Best things in life (almost) #14
Exploring the emotional strain of the two-week wait, the perfect perfume - and mundane love
Hello, hello 👋
I hope September has been gentle on you so far. Personally, I like the sense of returning order that comes with this time of year – after everything sort of falls apart in the dog days of August. This disintegration is often for very enjoyable reasons – parties, people to stay, last-minute trips, bank holidays, making the most of the weather – but I’m now more than ready for a return to routine. In particular: quiet days at my desk, early nights, and reading in bed.
This said, if back-to-school season has been hard on your heart, here is a piece of mine you may have missed.
Also, before we get into this month’s bundle of recommendations, a reminder: on October 8th I’m doing an in-person event to celebrate the release of the paperback of my book Life, Almost: Miscarriage, misconceptions, and a search for answers from the brink of motherhood. I’ll be chatting to Tom de Freston, author of Strange Bodies – an extraordinary memoir about art, grief, and recurrent miscarriage from a partner’s perspective – at Caper Books in Oxford, hosted by Miranda Ward, author of Adrift: On fertility, uncertainty and the wilderness of the body.
You can get your ticket here.
Reading, watching, listening, spritzing…
No One Tells You This, by Glynnis MacNicol. My ability to finish a book has definitely been a casualty of the great, late-August scattering, but I did manage this well-crafted, cliché-free memoir/meditation on living a life for which you’ve been given no template – that is, being a woman over 40 who’s not married and doesn’t have children. (I listened to the audiobook). Her new book sounds great too.
(NB. Not to be confused with No One Talks About This Stuff – an excellent essay collection about pregnancy loss, infertility and other forms of ‘almost parenthood’, which I’ve recommended here before.
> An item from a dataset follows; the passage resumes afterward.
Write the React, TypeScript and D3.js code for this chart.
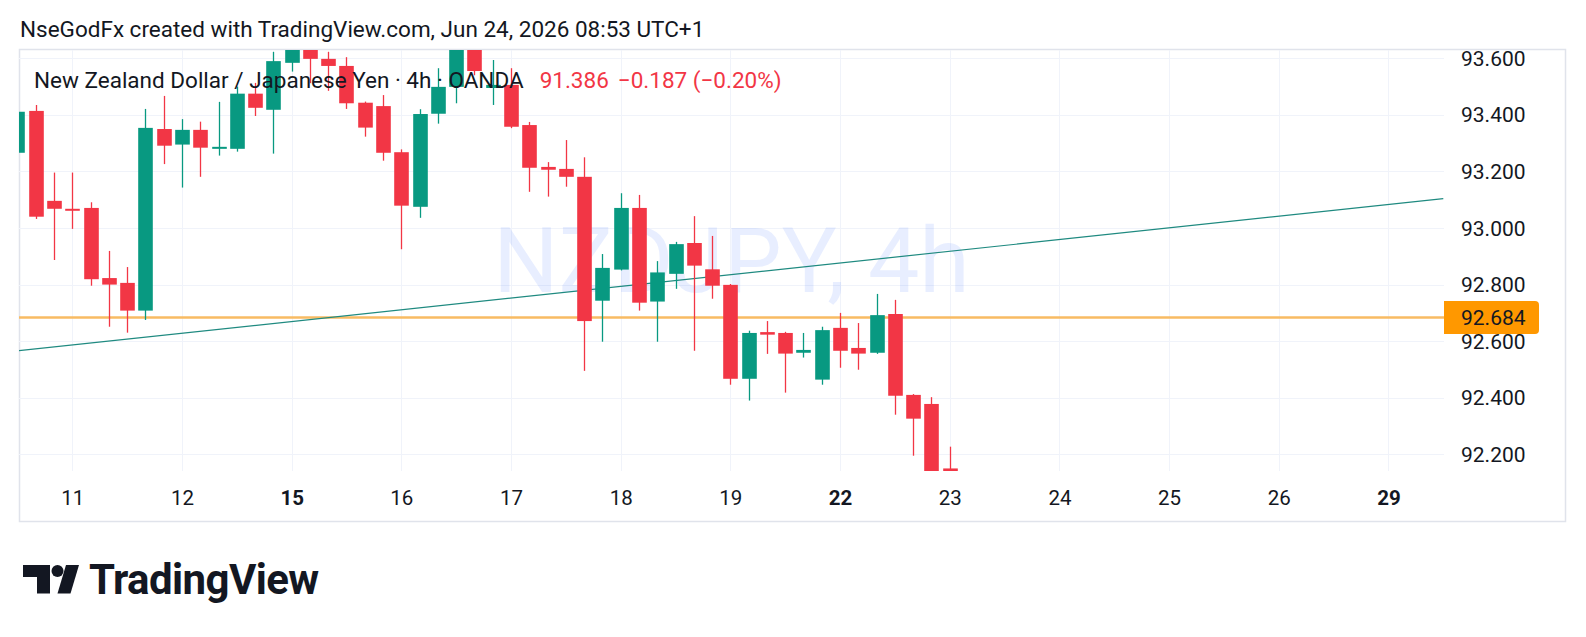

You can find it, along with all my previous book recommendations, here).
I also went to see Camille O’Sullivan perform this week. It’s quite hard to do justice to what a Camille show is like – it’s more than just beautifully sung covers, from Radiohead to Jacques Brel. It’s emotionally raw, unpredictable, funny and sad – and, often, cathartic. Sidenote: Going to this gig meant I still had the shadow of a venue stamp on my hand for the first schoolrun of the year, which a) made me feel very cool and b) could not be a poorer indicator of my true personality or how I usually spend my Sunday nights.
‘Women trying to conceive can find themselves stuck between two lives’ – this, on the psychological strain of the two-week wait, is excellent by
(Cosmopolitan)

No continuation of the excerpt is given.